В ночлежке были и громилы. Они держались кучкой, перешептывались, наверно, о содержимом карманов гостей. А сами гости, конечно, были им известны. Кто в Москве не знал барственного Немировича-Данченко с его холеной бородой; элегантного актера Лужского, он положил руку на плечо хилого старичка и внимательно слушал рассказ о службе его в театре в далеком прошлом; шумного Санина, угощавшего дорогими папиросами собравшихся вокруг босяков.

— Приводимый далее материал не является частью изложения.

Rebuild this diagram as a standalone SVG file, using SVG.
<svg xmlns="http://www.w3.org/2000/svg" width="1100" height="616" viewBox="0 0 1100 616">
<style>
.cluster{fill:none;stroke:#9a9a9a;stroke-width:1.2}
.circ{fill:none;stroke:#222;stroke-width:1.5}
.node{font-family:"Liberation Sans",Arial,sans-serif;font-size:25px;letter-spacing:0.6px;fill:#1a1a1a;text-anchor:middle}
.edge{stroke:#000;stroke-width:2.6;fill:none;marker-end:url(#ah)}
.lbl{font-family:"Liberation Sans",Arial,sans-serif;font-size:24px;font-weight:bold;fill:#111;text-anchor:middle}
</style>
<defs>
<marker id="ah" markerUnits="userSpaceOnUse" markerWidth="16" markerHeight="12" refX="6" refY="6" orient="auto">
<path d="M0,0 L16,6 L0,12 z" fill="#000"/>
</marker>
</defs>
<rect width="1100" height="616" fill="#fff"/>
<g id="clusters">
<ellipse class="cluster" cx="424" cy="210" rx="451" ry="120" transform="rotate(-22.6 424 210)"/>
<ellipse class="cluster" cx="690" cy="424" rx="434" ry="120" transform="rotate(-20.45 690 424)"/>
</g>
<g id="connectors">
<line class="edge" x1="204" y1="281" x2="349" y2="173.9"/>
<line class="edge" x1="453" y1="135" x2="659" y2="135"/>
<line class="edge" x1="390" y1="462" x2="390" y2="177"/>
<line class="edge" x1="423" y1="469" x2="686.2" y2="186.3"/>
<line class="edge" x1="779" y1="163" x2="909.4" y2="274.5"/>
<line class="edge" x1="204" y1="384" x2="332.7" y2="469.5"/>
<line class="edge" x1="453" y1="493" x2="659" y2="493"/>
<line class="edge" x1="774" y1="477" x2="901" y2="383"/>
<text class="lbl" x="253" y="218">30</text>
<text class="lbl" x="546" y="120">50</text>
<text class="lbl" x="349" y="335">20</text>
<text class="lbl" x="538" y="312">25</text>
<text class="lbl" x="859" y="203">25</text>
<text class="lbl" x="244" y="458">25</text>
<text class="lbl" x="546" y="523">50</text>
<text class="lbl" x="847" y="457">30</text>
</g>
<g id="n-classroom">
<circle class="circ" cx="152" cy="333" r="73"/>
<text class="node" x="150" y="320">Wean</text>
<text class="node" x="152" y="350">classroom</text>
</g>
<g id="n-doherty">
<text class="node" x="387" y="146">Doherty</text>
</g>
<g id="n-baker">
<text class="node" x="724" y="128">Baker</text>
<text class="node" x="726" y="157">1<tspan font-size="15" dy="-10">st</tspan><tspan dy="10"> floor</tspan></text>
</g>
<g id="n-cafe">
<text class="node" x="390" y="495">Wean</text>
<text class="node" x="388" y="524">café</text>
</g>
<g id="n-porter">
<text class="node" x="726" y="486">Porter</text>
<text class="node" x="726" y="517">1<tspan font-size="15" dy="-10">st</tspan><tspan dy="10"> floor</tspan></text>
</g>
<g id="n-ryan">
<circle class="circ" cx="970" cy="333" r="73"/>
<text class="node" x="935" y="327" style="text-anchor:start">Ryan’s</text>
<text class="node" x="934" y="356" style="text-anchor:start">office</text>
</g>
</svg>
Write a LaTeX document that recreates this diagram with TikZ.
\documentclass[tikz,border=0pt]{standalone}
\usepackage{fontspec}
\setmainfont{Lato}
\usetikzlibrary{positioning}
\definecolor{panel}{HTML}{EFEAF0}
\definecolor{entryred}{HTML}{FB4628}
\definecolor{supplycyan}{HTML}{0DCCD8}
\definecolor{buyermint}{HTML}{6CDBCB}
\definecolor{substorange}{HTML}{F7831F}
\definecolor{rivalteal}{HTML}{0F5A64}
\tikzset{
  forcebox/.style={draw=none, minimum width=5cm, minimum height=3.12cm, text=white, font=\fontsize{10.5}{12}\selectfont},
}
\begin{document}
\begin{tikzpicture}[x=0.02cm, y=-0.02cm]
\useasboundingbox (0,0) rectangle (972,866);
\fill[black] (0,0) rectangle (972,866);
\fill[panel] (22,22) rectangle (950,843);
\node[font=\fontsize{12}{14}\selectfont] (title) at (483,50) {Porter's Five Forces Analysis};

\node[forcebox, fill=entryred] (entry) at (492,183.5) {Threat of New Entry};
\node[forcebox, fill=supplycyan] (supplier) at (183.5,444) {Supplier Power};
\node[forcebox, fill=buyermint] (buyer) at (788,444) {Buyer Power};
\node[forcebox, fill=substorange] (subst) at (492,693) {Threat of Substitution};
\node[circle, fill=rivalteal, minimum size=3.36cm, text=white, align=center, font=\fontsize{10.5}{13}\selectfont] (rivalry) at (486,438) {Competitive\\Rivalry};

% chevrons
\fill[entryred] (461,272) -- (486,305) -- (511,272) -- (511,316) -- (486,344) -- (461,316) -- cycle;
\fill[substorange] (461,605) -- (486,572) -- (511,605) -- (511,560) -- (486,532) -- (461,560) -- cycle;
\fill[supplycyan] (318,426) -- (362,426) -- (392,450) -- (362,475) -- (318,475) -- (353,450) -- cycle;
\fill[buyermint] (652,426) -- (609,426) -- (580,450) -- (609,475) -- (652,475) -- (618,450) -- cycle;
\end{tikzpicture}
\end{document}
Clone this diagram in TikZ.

Два человека высились над остальными: Станиславский в дорогом пальто и мягкой заграничной шляпе и рядом с ним какой-то гигант, сложенный, как Аполлон, одетый лишь в одно нижнее белье. Густые усы его лежали небрежно-красиво, руки были очень белые, изнеженные, как у человека, не привыкшего к работе, на левом мизинце торчал длинный ноготь. Бывший гвардейский офицер, он обратился к гостям с приветственным словом. Заметно грассируя, гвардеец-босяк говорил о том, что вы, мол, с театрального Олимпа спустились в нашу преисподнюю; что и вы и мы служим одному делу великого искусства: вы — как боги, а мы — как подземные силы. И мы и вы — одинаково — люди театра жизни.
Оратор картинно поднял стакан с сивухой, описал им приветственный полукруг в воздухе, осушил единым залпом и с легким поклоном щелкнул опоркой, как привык когда-то щелкать звонкими шпорами.
Художник театра Симов при тусклом свете керосиновой лампы набрасывал карандашом чей-то портрет. За ним, налезая друг на друга, стояли несколько рядов любопытствующих.
Бутылки сивухи гуляли по рукам. Поднялся шум. Накуренный, надышанный воздух сгустился так, что язычок керосиновой лампы начал подрагивать.